Mais revenons au CV anonyme. Selon la loi pour l’égalité des chances, dans les entreprises de cinquante salariés et plus, les informations telles que nom, prénom, adresse, sexe, date de naissance, origine ne doivent pas figurer sur le CV. La loi était faite pour les candidats d’origine étrangère et pour les femmes. Quels en ont été les résultats sur le recrutement des femmes et la discrimination que l’on voulait éviter à leur égard ?

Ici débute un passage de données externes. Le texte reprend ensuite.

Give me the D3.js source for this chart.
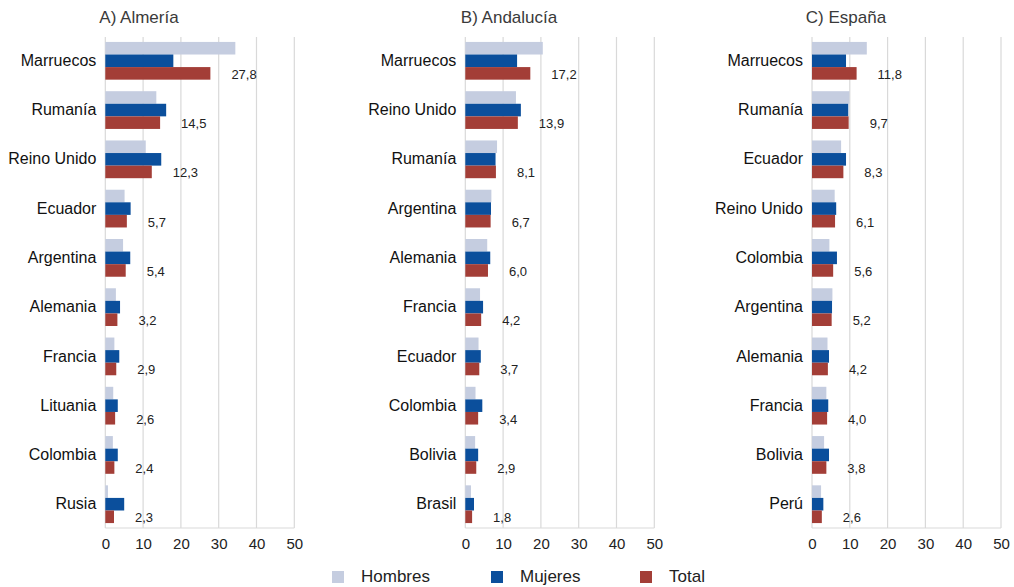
<!DOCTYPE html>
<html>
<head>
<meta charset="utf-8">
<script src="https://cdn.jsdelivr.net/npm/d3@7"></script>
<style>
  html, body { margin: 0; padding: 0; background: #ffffff; }
  svg { display: block; }
  text { font-family: "Liberation Sans", Arial, sans-serif; }
</style>
</head>
<body>
<svg id="chart" width="1014" height="587"></svg>
<script>
// Series names and colours
const seriesNames = ["Hombres", "Mujeres", "Total"];
const seriesColors = ["#c5cde0", "#0b4f9c", "#a33e37"];

// Panel titles
const panelTitles = ["A) Almería", "B) Andalucía", "C) España"];

// Axis ticks (percent)
const xTicks = [0, 10, 20, 30, 40, 50];

// A) Almería
const catsA = ["Marruecos", "Rumanía", "Reino Unido", "Ecuador", "Argentina", "Alemania", "Francia", "Lituania", "Colombia", "Rusia"];
const hombresA = [34.4, 13.5, 10.7, 5.1, 4.7, 2.8, 2.4, 2.1, 2.0, 0.7];
const mujeresA = [18.0, 16.1, 14.8, 6.7, 6.6, 3.9, 3.7, 3.3, 3.3, 5.0];
const totalA = [27.8, 14.5, 12.3, 5.7, 5.4, 3.2, 2.9, 2.6, 2.4, 2.3];

// B) Andalucía
const catsB = ["Marruecos", "Reino Unido", "Rumanía", "Argentina", "Alemania", "Francia", "Ecuador", "Colombia", "Bolivia", "Brasil"];
const hombresB = [20.5, 13.4, 8.4, 6.9, 5.8, 3.9, 3.5, 2.7, 2.6, 1.5];
const mujeresB = [13.7, 14.7, 8.0, 6.8, 6.6, 4.7, 4.1, 4.5, 3.4, 2.3];
const totalB = [17.2, 13.9, 8.1, 6.7, 6.0, 4.2, 3.7, 3.4, 2.9, 1.8];

// C) España
const catsC = ["Marruecos", "Rumanía", "Ecuador", "Reino Unido", "Colombia", "Argentina", "Alemania", "Francia", "Bolivia", "Perú"];
const hombresC = [14.5, 9.9, 7.7, 6.0, 4.6, 5.4, 4.1, 3.8, 3.2, 2.4];
const mujeresC = [9.0, 9.6, 9.0, 6.4, 6.6, 5.3, 4.5, 4.3, 4.5, 3.0];
const totalC = [11.8, 9.7, 8.3, 6.1, 5.6, 5.2, 4.2, 4.0, 3.8, 2.6];

const panelData = [
  { title: panelTitles[0], cats: catsA, series: [hombresA, mujeresA, totalA] },
  { title: panelTitles[1], cats: catsB, series: [hombresB, mujeresB, totalB] },
  { title: panelTitles[2], cats: catsC, series: [hombresC, mujeresC, totalC] }
];

const svg = d3.select("#chart");

// Layout
const plotTop = 37, plotBottom = 528;
const plotLefts = [105.3, 465.3, 812];
const plotWidth = 189;
const titleCenters = [139, 509, 846];

const fmt = v => d3.format(".1f")(v).replace(".", ",");

panelData.forEach((p, i) => {
  const x0 = plotLefts[i];
  const x = d3.scaleLinear().domain([0, 50]).range([x0, x0 + plotWidth]);
  const y = d3.scaleBand().domain(p.cats).range([plotTop, plotBottom])
    .paddingInner(0.234).paddingOuter(0.1);
  const ySub = d3.scaleBand().domain(seriesNames).range([0, y.bandwidth()]);

  const g = svg.append("g");

  // Title
  g.append("text")
    .attr("x", titleCenters[i]).attr("y", 23)
    .attr("text-anchor", "middle")
    .attr("font-size", 17)
    .attr("fill", "#3a3a3a")
    .text(p.title);

  // Vertical gridlines
  g.selectAll("line.grid").data(xTicks).join("line")
    .attr("class", "grid")
    .attr("x1", d => x(d)).attr("x2", d => x(d))
    .attr("y1", plotTop).attr("y2", plotBottom)
    .attr("stroke", "#d9d9d9").attr("stroke-width", 1.2);

  // Bottom axis line
  g.append("line")
    .attr("x1", x(0)).attr("x2", x(50))
    .attr("y1", plotBottom).attr("y2", plotBottom)
    .attr("stroke", "#d9d9d9").attr("stroke-width", 1.2);

  // Bottom axis tick labels
  const axis = d3.axisBottom(x).tickValues(xTicks).tickSize(0).tickPadding(10);
  const ax = g.append("g").attr("transform", `translate(0,${plotBottom})`).call(axis);
  ax.select(".domain").remove();
  ax.selectAll("text")
    .attr("font-size", 15)
    .attr("font-family", "Liberation Sans, Arial, sans-serif")
    .attr("fill", "#222");

  // Category labels
  const ay = d3.axisLeft(y).tickSize(0).tickPadding(9);
  const ayG = g.append("g").attr("transform", `translate(${x0},0)`).call(ay);
  ayG.select(".domain").remove();
  ayG.selectAll("text")
    .attr("font-size", 16)
    .attr("font-family", "Liberation Sans, Arial, sans-serif")
    .attr("fill", "#111");

  // Bars
  p.series.forEach((vals, s) => {
    g.selectAll(`rect.s${s}`).data(p.cats).join("rect")
      .attr("class", `s${s}`)
      .attr("x", x(0))
      .attr("y", c => y(c) + ySub(seriesNames[s]))
      .attr("width", (c, k) => x(vals[k]) - x(0))
      .attr("height", ySub.bandwidth())
      .attr("fill", seriesColors[s]);
  });

  // Total value labels
  const totals = p.series[2];
  g.selectAll("text.val").data(p.cats).join("text")
    .attr("class", "val")
    .attr("x", (c, k) => x(totals[k]) + 21)
    .attr("y", c => y(c) + ySub("Total") + ySub.bandwidth() / 2 + 1)
    .attr("dominant-baseline", "central")
    .attr("font-size", 13)
    .attr("fill", "#222")
    .text((c, k) => fmt(totals[k]));
});

// Legend
const legendX = [332, 491, 640];
const legend = svg.append("g");
seriesNames.forEach((name, s) => {
  legend.append("rect")
    .attr("x", legendX[s]).attr("y", 571)
    .attr("width", 12).attr("height", 12)
    .attr("fill", seriesColors[s]);
  legend.append("text")
    .attr("x", legendX[s] + 29).attr("y", 582)
    .attr("font-size", 17)
    .attr("fill", "#222")
    .text(name);
});
</script>
</body>
</html>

En l’absence des décrets d’application il semble que cette loi ait été assez peu appliquée et en 2010, Eric Besson, alors ministre de l'immigration, avait demandé à Pôle emploi un bilan d'étapes. Le résumé de ce bilan, a pu mesurer qu’en effet les hommes, comme les femmes, ont tendance à sélectionner « le même », comme les jeunes et les moins jeunes ont tendance à sélectionner les uns des jeunes, les autres des moins jeunes. Le CV anonyme permettrait de contrecarrer ces tendances, sauf que « comme on trouve des recruteurs des deux sexes et des recruteurs plus ou moins jeunes, les phénomènes d'homophilie se compensent d'un recruteur à l'autre et l'anonymisation du CV n'améliore pas, en moyenne, les chances des femmes ni des seniors", conclut le rapport.
Traiter les femmes comme des hommes … se retourne contre elles
Un rapport sur l’emploi des femmes commandé par Najat Vallaud Belkacem et que nous avons déjà commenté révèle que dans un certain nombre de métiers, traditionnellement masculins, où l’on veut que les femmes entrent en force au nom de l’égalité des sexes, le CV anonyme pénalise les femmes car elles ne réussissent pas à passer les sélections des métiers d’hommes. C’est ainsi que le rapport, écrit par Séverine Lemière, critique les dispositifs de « neutralité présumée » qui « sous couvert de non-discrimination souhaitent traiter de façon neutre les chômeurs et les chômeuses. Or, l’absence de prise en compte des différences entre les femmes et les hommes dans l’accès à l’emploi revient à maintenir et renforcer ces discriminations. » En contradiction totale avec la politique du CV anonyme, le rapport ajoute qu’heureusement « Pôle Emploi tente de sensibiliser ses conseillers aux différences entre hommes et femmes.
En somme, il faudrait traiter les femmes comme des hommes mais en tenant compte de leur condition de femmes. La nature se rit de l’idéologie et le serpent se mord la queue !
En ce qui concerne la population issue de l’immigration, le bilan de ce CV anonyme est encore plus négatif car les recruteurs semblent plus sévères pour des fautes d’orthographe ou des trous dans le CV lorsqu’ils émanent d’un CV anonyme que lorsqu’ils peuvent l’expliquer par un contexte difficile de banlieue.
Quel est donc l’intérêt des groupuscules qui ont déposé une requête au Conseil d’Etat pour forcer le gouvernement à respecter cette autre promesse de campagne de François Hollande de mettre en œuvre le CV anonyme ? Ce n’est ni celui des femmes ni celui des immigrés.